Some of what you will be paying has been determined earlier in the year, as some other town budgets (enterprise funds – their own little units that in theory pay for themselves) are set prior to budget season. Utility rates, parking, and waste removal are three areas outside of the general operating budget and sometimes set in the spring or summer. (You still pay for these services, so if you want to sway the board on these rates, look for them on the agenda earlier in the year.)
To review, utility rates are set at a different time of year. There is the Long Term Financial Plan and Comprehensive Review of Town Operations that guide decisions by the Town Manager and town staff as they prepare a draft budget. The draft budget is a suggestion, a rough guess, the hopes and dreams of town employees, and a list of what they think the public wants and will allow.
The selectboard, elected by the public, takes this draft and reviews it carefully in open meetings that you can attend and weigh in on. They hear from each department head, and can ask questions or make suggestions just like you.
They do this from early November through late January. If the public is silent, the board will generally assume they did the best they could do, and will approve the budget for presentation at Representative Town Meeting.
The public and Representatives are given ample time to discuss the budget prior to Representative Town Meeting. If constituents are silent, the Representative generally assumes that the budget is pretty good and often votes to approve it as is.
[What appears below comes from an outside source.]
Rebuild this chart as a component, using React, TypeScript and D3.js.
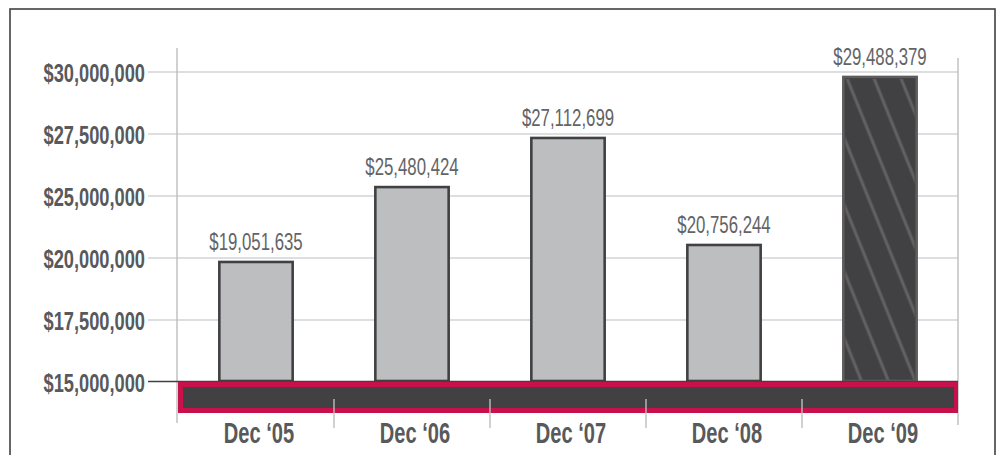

The best time for the general public to have an influence over the budget is during budget season, or before. The most difficult time is after it has been approved and sent to Representative Town Meeting.
Want to get smart? All the topic secret (meaning, of course, fully-available) information that the Selectboard receives for budget season is available to you, free of charge, on the Town’s website.
Lazy, too? We’ve added those documents as attachments to this article.
Pop quiz: When is the best time for the general public to have a say in the budget process?